START ENTRIES

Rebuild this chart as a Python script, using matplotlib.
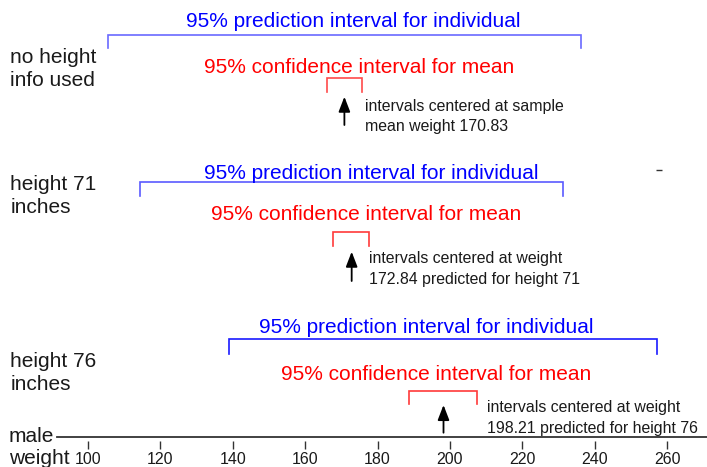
import matplotlib
matplotlib.use("Agg")
import matplotlib.pyplot as plt

plt.rcParams['font.family'] = ['Liberation Sans', 'DejaVu Sans']

# ---------------- data ----------------
row_labels = ["no height\ninfo used", "height 71\ninches", "height 76\ninches"]
centers = [170.83, 172.84, 198.21]
pi_low = [105.4, 114.4, 139.0]
pi_high = [236.2, 231.3, 257.2]
ci_low = [165.9, 167.8, 188.8]
ci_high = [175.8, 177.5, 207.6]
pi_label = "95% prediction interval for individual"
ci_label = "95% confidence interval for mean"
notes = ["intervals centered at sample\nmean weight 170.83",
         "intervals centered at weight\n172.84 predicted for height 71",
         "intervals centered at weight\n198.21 predicted for height 76"]
pi_text_x = [173.2, 178.2, 193.4]   # text centers (weight units)
ci_text_x = [174.9, 176.8, 196.1]
note_x = [176.6, 177.5, 210.3]
axis_label = "male\nweight"
tick_values = [100, 120, 140, 160, 180, 200, 220, 240, 260]
tick_labels = [str(v) for v in tick_values]

# ---------------- layout (pixel rows) ----------------
pi_y = [34.7, 182.0, 338.7]
pi_drop = [13.5, 14.0, 15.0]
ci_y = [78.0, 232.3, 391.3]
ci_drop = [14.0, 13.7, 13.0]
pi_text_base = [27, 179, 333]
ci_text_base = [73, 220, 380]
note_base = [110.7, 263.3, 412.3]
arrow_tail = [125, 281, 432.7]
arrow_tip = [96.7, 251.7, 405]
label_base = [62.7, 190.0, 367.0]
pi_colors = ['#6a6aff', '#5a5aff', '#1a1aff']
ci_colors = ['#ff4a4a', '#ff3a3a', '#ff3a3a']

fig = plt.figure(figsize=(7.07, 4.67), dpi=100)
ax = fig.add_axes([0, 0, 1, 1])
ax.set_xlim(75.69, 271.0)
ax.set_ylim(467, 0)

for i in range(3):
    lo, hi, y, d = pi_low[i], pi_high[i], pi_y[i], pi_drop[i]
    ax.plot([lo, lo, hi, hi], [y + d, y, y, y + d], color=pi_colors[i], lw=1.2,
            solid_joinstyle='miter')
    lo, hi, y, d = ci_low[i], ci_high[i], ci_y[i], ci_drop[i]
    ax.plot([lo, lo, hi, hi], [y + d, y, y, y + d], color=ci_colors[i], lw=1.2,
            solid_joinstyle='miter')
    ax.text(pi_text_x[i], pi_text_base[i], pi_label, color='#0000ff', fontsize=15,
            ha='center', va='baseline')
    ax.text(ci_text_x[i], ci_text_base[i], ci_label, color='#ff0000', fontsize=15,
            ha='center', va='baseline')
    l1, l2 = notes[i].split("\n")
    ax.text(note_x[i], note_base[i], l1, color='#1a1a1a', fontsize=11.4,
            ha='left', va='baseline')
    ax.text(note_x[i], note_base[i] + 20.3, l2, color='#1a1a1a', fontsize=11.4,
            ha='left', va='baseline')
    ax.annotate('', xy=(centers[i], arrow_tip[i]), xytext=(centers[i], arrow_tail[i]),
                arrowprops=dict(arrowstyle='-|>,head_length=0.65,head_width=0.25',
                                color='black', lw=1.3, mutation_scale=14,
                                shrinkA=0, shrinkB=0))
    a, b = row_labels[i].split("\n")
    ax.text(78.5, label_base[i], a, color='#1a1a1a', fontsize=15, ha='left', va='baseline')
    ax.text(78.5, label_base[i] + 23.3, b, color='#1a1a1a', fontsize=15, ha='left', va='baseline')

# small stray dash
ax.plot([257.7], [169.5], marker='_', color='#333333', markersize=4, mew=1)

# weight axis
ax.plot([91.4, 271.0], [437.3, 437.3], color='#333333', lw=1.3)
m, w = axis_label.split("\n")
ax.text(78.1, 442.0, m, color='#1a1a1a', fontsize=15, ha='left', va='baseline')
ax.text(78.1, 464.0, w, color='#1a1a1a', fontsize=15, ha='left', va='baseline')

for s in ['top', 'left', 'right']:
    ax.spines[s].set_visible(False)
ax.spines['bottom'].set_position(('data', 440.5))
ax.spines['bottom'].set_color('none')
ax.set_yticks([])
ax.set_xticks(tick_values)
ax.set_xticklabels(tick_labels)
ax.tick_params(axis='x', direction='out', length=5.8, width=1.0, color='#333333',
               labelsize=11.5, pad=2.8, labelcolor='#1a1a1a')
ax.patch.set_alpha(0)

fig.savefig("out.png", dpi=100, facecolor='white')
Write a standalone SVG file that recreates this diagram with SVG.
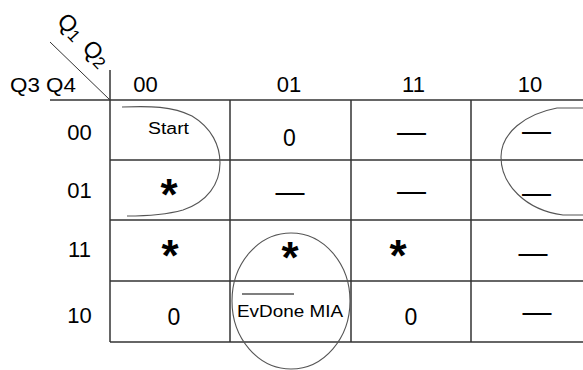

END ENTRIES

The records above should be reproduced exactly, with no pictures included.

**SOLVED EXERCISE**:
Rebuild this chart as a Python script, using matplotlib.
import matplotlib
matplotlib.use("Agg")
import matplotlib.pyplot as plt

plt.rcParams['font.family'] = ['Liberation Sans', 'DejaVu Sans']

# ---------------- data ----------------
row_labels = ["no height\ninfo used", "height 71\ninches", "height 76\ninches"]
centers = [170.83, 172.84, 198.21]
pi_low = [105.4, 114.4, 139.0]
pi_high = [236.2, 231.3, 257.2]
ci_low = [165.9, 167.8, 188.8]
ci_high = [175.8, 177.5, 207.6]
pi_label = "95% prediction interval for individual"
ci_label = "95% confidence interval for mean"
notes = ["intervals centered at sample\nmean weight 170.83",
         "intervals centered at weight\n172.84 predicted for height 71",
         "intervals centered at weight\n198.21 predicted for height 76"]
pi_text_x = [173.2, 178.2, 193.4]   # text centers (weight units)
ci_text_x = [174.9, 176.8, 196.1]
note_x = [176.6, 177.5, 210.3]
axis_label = "male\nweight"
tick_values = [100, 120, 140, 160, 180, 200, 220, 240, 260]
tick_labels = [str(v) for v in tick_values]

# ---------------- layout (pixel rows) ----------------
pi_y = [34.7, 182.0, 338.7]
pi_drop = [13.5, 14.0, 15.0]
ci_y = [78.0, 232.3, 391.3]
ci_drop = [14.0, 13.7, 13.0]
pi_text_base = [27, 179, 333]
ci_text_base = [73, 220, 380]
note_base = [110.7, 263.3, 412.3]
arrow_tail = [125, 281, 432.7]
arrow_tip = [96.7, 251.7, 405]
label_base = [62.7, 190.0, 367.0]
pi_colors = ['#6a6aff', '#5a5aff', '#1a1aff']
ci_colors = ['#ff4a4a', '#ff3a3a', '#ff3a3a']

fig = plt.figure(figsize=(7.07, 4.67), dpi=100)
ax = fig.add_axes([0, 0, 1, 1])
ax.set_xlim(75.69, 271.0)
ax.set_ylim(467, 0)

for i in range(3):
    lo, hi, y, d = pi_low[i], pi_high[i], pi_y[i], pi_drop[i]
    ax.plot([lo, lo, hi, hi], [y + d, y, y, y + d], color=pi_colors[i], lw=1.2,
            solid_joinstyle='miter')
    lo, hi, y, d = ci_low[i], ci_high[i], ci_y[i], ci_drop[i]
    ax.plot([lo, lo, hi, hi], [y + d, y, y, y + d], color=ci_colors[i], lw=1.2,
            solid_joinstyle='miter')
    ax.text(pi_text_x[i], pi_text_base[i], pi_label, color='#0000ff', fontsize=15,
            ha='center', va='baseline')
    ax.text(ci_text_x[i], ci_text_base[i], ci_label, color='#ff0000', fontsize=15,
            ha='center', va='baseline')
    l1, l2 = notes[i].split("\n")
    ax.text(note_x[i], note_base[i], l1, color='#1a1a1a', fontsize=11.4,
            ha='left', va='baseline')
    ax.text(note_x[i], note_base[i] + 20.3, l2, color='#1a1a1a', fontsize=11.4,
            ha='left', va='baseline')
    ax.annotate('', xy=(centers[i], arrow_tip[i]), xytext=(centers[i], arrow_tail[i]),
                arrowprops=dict(arrowstyle='-|>,head_length=0.65,head_width=0.25',
                                color='black', lw=1.3, mutation_scale=14,
                                shrinkA=0, shrinkB=0))
    a, b = row_labels[i].split("\n")
    ax.text(78.5, label_base[i], a, color='#1a1a1a', fontsize=15, ha='left', va='baseline')
    ax.text(78.5, label_base[i] + 23.3, b, color='#1a1a1a', fontsize=15, ha='left', va='baseline')

# small stray dash
ax.plot([257.7], [169.5], marker='_', color='#333333', markersize=4, mew=1)

# weight axis
ax.plot([91.4, 271.0], [437.3, 437.3], color='#333333', lw=1.3)
m, w = axis_label.split("\n")
ax.text(78.1, 442.0, m, color='#1a1a1a', fontsize=15, ha='left', va='baseline')
ax.text(78.1, 464.0, w, color='#1a1a1a', fontsize=15, ha='left', va='baseline')

for s in ['top', 'left', 'right']:
    ax.spines[s].set_visible(False)
ax.spines['bottom'].set_position(('data', 440.5))
ax.spines['bottom'].set_color('none')
ax.set_yticks([])
ax.set_xticks(tick_values)
ax.set_xticklabels(tick_labels)
ax.tick_params(axis='x', direction='out', length=5.8, width=1.0, color='#333333',
               labelsize=11.5, pad=2.8, labelcolor='#1a1a1a')
ax.patch.set_alpha(0)

fig.savefig("out.png", dpi=100, facecolor='white')
Write a standalone SVG file that recreates this diagram with SVG.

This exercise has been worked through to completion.